Putin entra in Donbass. Alla fine un lungo discorso alla nazione, il 21 febbraio 2022 il presidente russo ha firmato il documento di indipendenza delle Repubbliche di Donetsk e Lugansk, ampliando di fatto una crisi che va avanti da anni. Dopo settimane di tensione al confine tra Russia e Ucraina, dunque, decide di alzare la posta. Il tavolo delle trattative diplomatiche diventa rovente e numerosi analisti si interrogano sui possibili scenari futuri. La possibilità di vedere i carri armati russi entrare a Kiev, al momento, appare un’opzione poco verosimile, soprattutto per i costi dell’operazione anche in termini umani. Ma sulle vere intenzioni di Putin nessuno sa dare una risposte certe.
Mentre la Borsa di Mosca crolla (-8%) e il prezzo del gas vola, l’Occidente minaccia sanzioni pesanti, che andrebbero però a pesare anche sui Paesi che le impongono. La domanda che in molti si pongono dunque, è se davvero la comunità internazionale è pronta a morire per Kiev. La condanna per la decisione di Putin è arrivata da più parti, mentre la diplomazia ha continuato a lavorare per arrivare ad un accordo che consenta di evitare lo scenario più temuto: la guerra. Che non è solo quella convenzionale, ma anche quella economica. Se per gli Stati Uniti il gas che arriva dalla Russia non è un problema, l’Europa invece si trova stretta nella morsa della dipendenza da Mosca. Sanzioni sul settore energetico sarebbero devastanti per tutti i Paesi europei, così come quelle che potrebbero riguardare esportazioni e importazioni di beni e servizi e fino al settore bancario. Indubbie le ripercussioni anche per la Russia, ma al momento Putin non sembra preoccuparsene. Anzi. Nel lungo discorso alla nazione, è tornato indietro nel tempo, usando toni e parole da ex Unione Sovietica e ribandendo che l’Ucraina non è un Paese, ma “parte della nostra storia”. Qui, ha detto, è nata la Russia. “È stata creata da Lenin. Questa è una cosa certificata. Lenin aveva un interesse particolare anche nel Donbass dove ora abbattono i monumenti a lui dedicati. Ma noi siamo pronti a mostrarvi che cosa significa liberare completamente l’Ucraina“. Adesso, invece, per il presidente russo, Kiev è una marionetta nella mani dell’Occidente. Parole durissime, che forse non hanno colto di sorpresa le cancellerie europee e gli Stati Uniti.
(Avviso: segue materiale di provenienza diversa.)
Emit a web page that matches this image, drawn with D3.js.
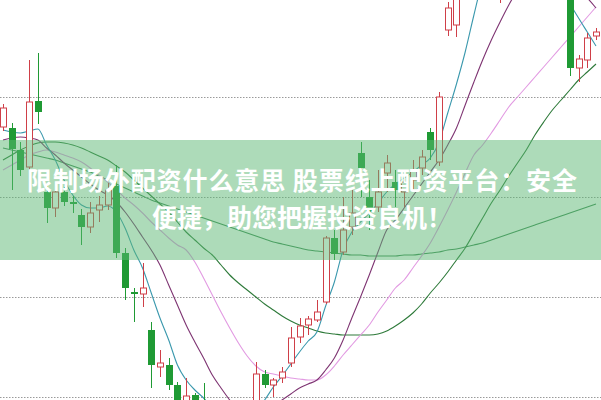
<!DOCTYPE html>
<html><head><meta charset="utf-8">
<script src="https://cdn.jsdelivr.net/npm/d3@7/dist/d3.min.js"></script>
<style>html,body{margin:0;padding:0;background:#fff;overflow:hidden}svg{display:block}</style>
</head><body>
<svg id="c" width="601" height="400"></svg>
<script>
// ---- data (price units) ----
const openP  = [9.70,9.69,9.47,9.30,9.96,9.05,8.89,9.05,8.95,8.82,8.70,8.87,8.92,9.11,8.44,8.05,8.03,7.67,7.30,7.32,7.12,6.87,7.02,6.92,6.77,6.62,6.67,6.57,6.72,6.87,7.23,7.12,7.19,7.34,7.60,7.72,7.77,7.95,8.59,8.45,8.70,9.44,9.00,8.90,9.24,9.15,9.05,9.17,9.29,9.65,9.35,10.67,10.72,11.27,11.57,11.87,11.77,11.17,11.37,11.67,11.57,11.82,11.72,11.92,11.77,11.22,10.29,10.37,10.61];
const closeP = [9.89,9.48,9.27,9.95,9.85,8.89,9.05,8.95,8.93,8.70,8.84,8.92,9.07,8.44,8.09,8.03,8.09,7.32,7.34,7.12,6.95,7.01,6.87,6.77,6.62,6.69,6.55,6.72,6.82,7.23,7.12,7.17,7.25,7.59,7.71,7.78,7.85,8.59,8.43,8.67,8.84,9.29,8.85,9.05,9.34,9.07,9.15,9.27,9.40,9.47,10.00,10.89,11.27,11.57,11.87,11.77,11.47,11.37,11.67,11.57,11.82,11.72,11.92,11.77,11.27,10.29,10.38,10.59,10.65];
const highP  = [9.93,9.74,9.55,10.37,10.44,9.12,9.11,9.10,9.01,8.88,8.95,9.01,9.14,9.32,8.49,8.09,8.34,7.75,7.47,7.39,7.15,7.19,7.04,7.14,6.85,6.77,6.79,6.82,6.92,7.35,7.27,7.19,7.30,7.70,7.79,7.81,7.97,8.61,8.67,9.00,9.07,9.55,9.17,9.27,9.42,9.27,9.24,9.37,9.47,9.69,10.05,10.95,11.37,11.67,11.97,12.07,11.87,11.57,11.77,11.87,11.92,11.97,12.07,12.07,11.87,11.32,10.42,10.64,10.69];
const lowP   = [9.66,9.07,9.21,9.27,9.73,8.74,8.80,8.91,8.84,8.52,8.64,8.75,8.87,8.39,7.97,7.75,7.90,7.09,7.20,7.07,6.87,6.85,6.82,6.72,6.57,6.52,6.47,6.49,6.65,6.85,7.09,7.00,7.14,7.30,7.54,7.62,7.75,7.93,8.37,8.42,8.62,9.00,8.67,8.85,9.05,8.90,8.90,9.07,9.22,9.37,9.31,10.61,10.60,11.17,11.47,11.67,11.37,10.94,11.27,11.47,11.47,11.62,11.62,11.67,11.17,10.21,10.15,10.29,10.57];

const ma5   = [9.67,9.65,9.64,9.66,9.68,9.52,9.37,9.17,9.02,8.92,8.89,8.89,8.91,8.85,8.69,8.47,8.29,8.04,7.79,7.57,7.32,7.17,7.07,6.99,6.89,6.79,6.72,6.72,6.77,6.87,6.97,7.10,7.21,7.33,7.45,7.56,7.65,7.91,8.15,8.47,8.65,8.75,8.84,8.94,9.05,9.13,9.19,9.25,9.32,9.39,9.55,9.84,10.13,10.45,10.82,11.17,11.42,11.52,11.57,11.59,11.59,11.57,11.52,11.37,11.17,10.94,10.79,10.65,10.51];
const ma10  = [9.57,9.59,9.60,9.59,9.57,9.49,9.42,9.34,9.27,9.20,9.13,9.07,9.02,8.95,8.85,8.73,8.60,8.47,8.32,8.12,7.92,7.72,7.55,7.39,7.22,7.09,6.97,6.87,6.82,6.82,6.85,6.91,6.97,7.03,7.09,7.13,7.17,7.27,7.39,7.57,7.79,8.00,8.22,8.45,8.67,8.77,8.89,9.01,9.13,9.25,9.37,9.52,9.69,9.92,10.15,10.37,10.57,10.75,10.92,11.07,11.19,11.27,11.32,11.32,11.27,11.17,11.07,10.99,10.89];
const ma20  = [9.27,9.32,9.37,9.42,9.45,9.47,9.45,9.42,9.39,9.35,9.29,9.22,9.15,9.07,8.99,8.92,8.84,8.75,8.67,8.59,8.52,8.47,8.35,8.19,8.02,7.85,7.69,7.54,7.41,7.31,7.25,7.23,7.21,7.19,7.18,7.17,7.17,7.22,7.31,7.42,7.52,7.62,7.72,7.85,7.97,8.09,8.17,8.29,8.41,8.54,8.70,8.87,9.05,9.24,9.42,9.52,9.64,9.77,9.90,10.00,10.10,10.20,10.30,10.40,10.50,10.60,10.70,10.80,10.90];
const ma60  = [9.37,9.42,9.47,9.51,9.54,9.55,9.55,9.54,9.52,9.49,9.45,9.41,9.37,9.31,9.25,9.17,9.09,9.01,8.93,8.85,8.75,8.65,8.57,8.49,8.42,8.32,8.22,8.14,8.07,8.00,7.93,7.87,7.81,7.76,7.72,7.69,7.66,7.64,7.63,7.62,7.62,7.62,7.62,7.63,7.66,7.71,7.77,7.84,7.93,8.04,8.14,8.25,8.37,8.49,8.64,8.79,8.94,9.07,9.21,9.34,9.47,9.62,9.75,9.87,9.97,10.07,10.17,10.25,10.33];
const ma120 = [9.49,9.47,9.45,9.43,9.41,9.39,9.37,9.34,9.31,9.28,9.25,9.21,9.17,9.13,9.09,9.05,9.01,8.97,8.94,8.91,8.88,8.85,8.82,8.79,8.76,8.73,8.70,8.67,8.64,8.61,8.58,8.55,8.53,8.51,8.49,8.47,8.46,8.45,8.44,8.43,8.42,8.42,8.41,8.41,8.41,8.41,8.42,8.42,8.43,8.44,8.45,8.47,8.48,8.50,8.52,8.54,8.57,8.60,8.63,8.66,8.69,8.72,8.75,8.78,8.81,8.84,8.87,8.90,8.93];

const gridLevels = [7, 8, 9, 10];
const titleLines = ["限制场外配资什么意思 股票线上配资平台：安全", "便捷，助您把握投资良机！"];

// ---- drawing ----
const W = 601, H = 400;
const svg = d3.select("#c");
const x = d3.scaleLinear().domain([0, openP.length - 1]).range([3, 596]);
const y = d3.scaleLinear().domain([7, 10]).range([397, 97]);

const candles = openP.map((o, i) => ({i, o, c: closeP[i], h: highP[i], l: lowP[i]}));

svg.append("defs").append("clipPath").attr("id", "clip")
  .append("rect").attr("width", W).attr("height", H);
const g = svg.append("g").attr("clip-path", "url(#clip)");

// grid
g.append("g").selectAll("line").data(gridLevels).join("line")
  .attr("x1", 0).attr("x2", W)
  .attr("y1", d => Math.round(y(d)) + 0.5).attr("y2", d => Math.round(y(d)) + 0.5)
  .attr("stroke", "#9a9a9a").attr("stroke-width", 1).attr("stroke-dasharray", "1.5,1.5");

// MA lines
const lines = [
  {v: ma120, color: "#3f8a55"},
  {v: ma60, color: "#2e7a3a"},
  {v: ma20, color: "#e29ae2"},
  {v: ma10, color: "#7e3472"},
  {v: ma5, color: "#3a98ad"}
];
const lineGen = d3.line().x((d, i) => x(i)).y(d => y(d)).curve(d3.curveMonotoneX);
g.append("g").selectAll("path").data(lines).join("path")
  .attr("d", d => lineGen(d.v)).attr("fill", "none")
  .attr("stroke", d => d.color).attr("stroke-width", 1.1);

// candles
const red = "#cf3f48", green = "#1f9a34";
const cg = g.append("g").selectAll("g").data(candles).join("g");
cg.each(function(d) {
  const s = d3.select(this);
  const cx = Math.round(x(d.i)) + 0.5;
  const up = d.c >= d.o;
  const top = y(Math.max(d.o, d.c)), bot = y(Math.min(d.o, d.c));
  const col = up ? red : green;
  if (up) {
    s.append("line").attr("x1", cx).attr("x2", cx).attr("y1", y(d.h)).attr("y2", top).attr("stroke", col);
    s.append("line").attr("x1", cx).attr("x2", cx).attr("y1", bot).attr("y2", y(d.l)).attr("stroke", col);
    s.append("rect").attr("x", cx - 3).attr("y", top).attr("width", 6).attr("height", Math.max(1, bot - top))
      .attr("fill", "#fff").attr("stroke", col).attr("stroke-width", 1);
  } else {
    s.append("line").attr("x1", cx).attr("x2", cx).attr("y1", y(d.h)).attr("y2", y(d.l)).attr("stroke", col);
    s.append("rect").attr("x", cx - 3.5).attr("y", top).attr("width", 7).attr("height", Math.max(1.5, bot - top))
      .attr("fill", col);
  }
});

// banner
svg.append("rect").attr("x", 0).attr("y", 140).attr("width", W).attr("height", 120)
  .attr("fill", "#5cb873").attr("fill-opacity", 0.5);

svg.append("g").selectAll("text").data(titleLines).join("text")
  .attr("x", 302).attr("y", (d, i) => 190 + i * 37)
  .attr("text-anchor", "middle")
  .attr("font-family", "'Noto Sans CJK SC', sans-serif")
  .attr("font-weight", "bold").attr("font-size", "25px")
  .attr("fill", "#fff")
  .each(function(d, i) { if (i === 0) d3.select(this).attr("textLength", 550).attr("lengthAdjust", "spacing"); })
  .text(d => d);
</script>
</body></html>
Mosca: “Sappiamo cosa accadrà. Ma alla fine i nostri avversari torneranno al tavolo dei negoziati”
Le tensioni in Donbass vanno avanti ormai da 8 anni e quanto accaduto in Crimea nel 2014, avrebbe forse dovuto suggerire alla comunità internazionale la possibilità che uno scenario simile si sarebbe potuto ripetere. E ieri, infatti, il rito si è riproposto dando vita, di fatto, ad una violazione della sovranità territoriale dell’Ucraina. Un fatto gravissimo, di cui Putin dovrà rispondere. Il giorno dopo la firma della dichiarazione d’indipendenza di Donetsk e Lugansk, la Russia ha già fatto sapere che è ancora pronta a negoziare. Giovedì il segretario di Stato americano, Antony Blinken, incontrerà il suo omologo russo Sergei Lavrov, a Ginevra. Ma sull’esito dell’incontro è meglio non scommettere perché la partita a poker con la Russia non sarà facile. Mosca ha ben chiare quali potranno essere le mosse della comunità internazionale e, forse, ha già pronte le contromisure. “Sappiamo cosa accadrà dopo: ancora sanzioni, minacce, pressioni politiche da diverse parti. Urla e flussi di disinformazione. Abbiamo già affrontato tutto questo e abbiamo smesso da tempo di avere paura. Abbiamo nervi saldi”, ha fatto sapere il vice presidente del Consiglio di sicurezza della Federazione russa, l’ex presidente e premier Dmitri Medvedev. Perché alla fine, “l’esperienza mostra che prima o poi i nostri attuali avversari verranno loro stessi da noi con la richiesta di tornare al tavolo dei negoziati su tutte le questioni: è inevitabile, dato il ruolo della Russia nelle relazioni internazionali. La storia confermerà la nostra correttezza”.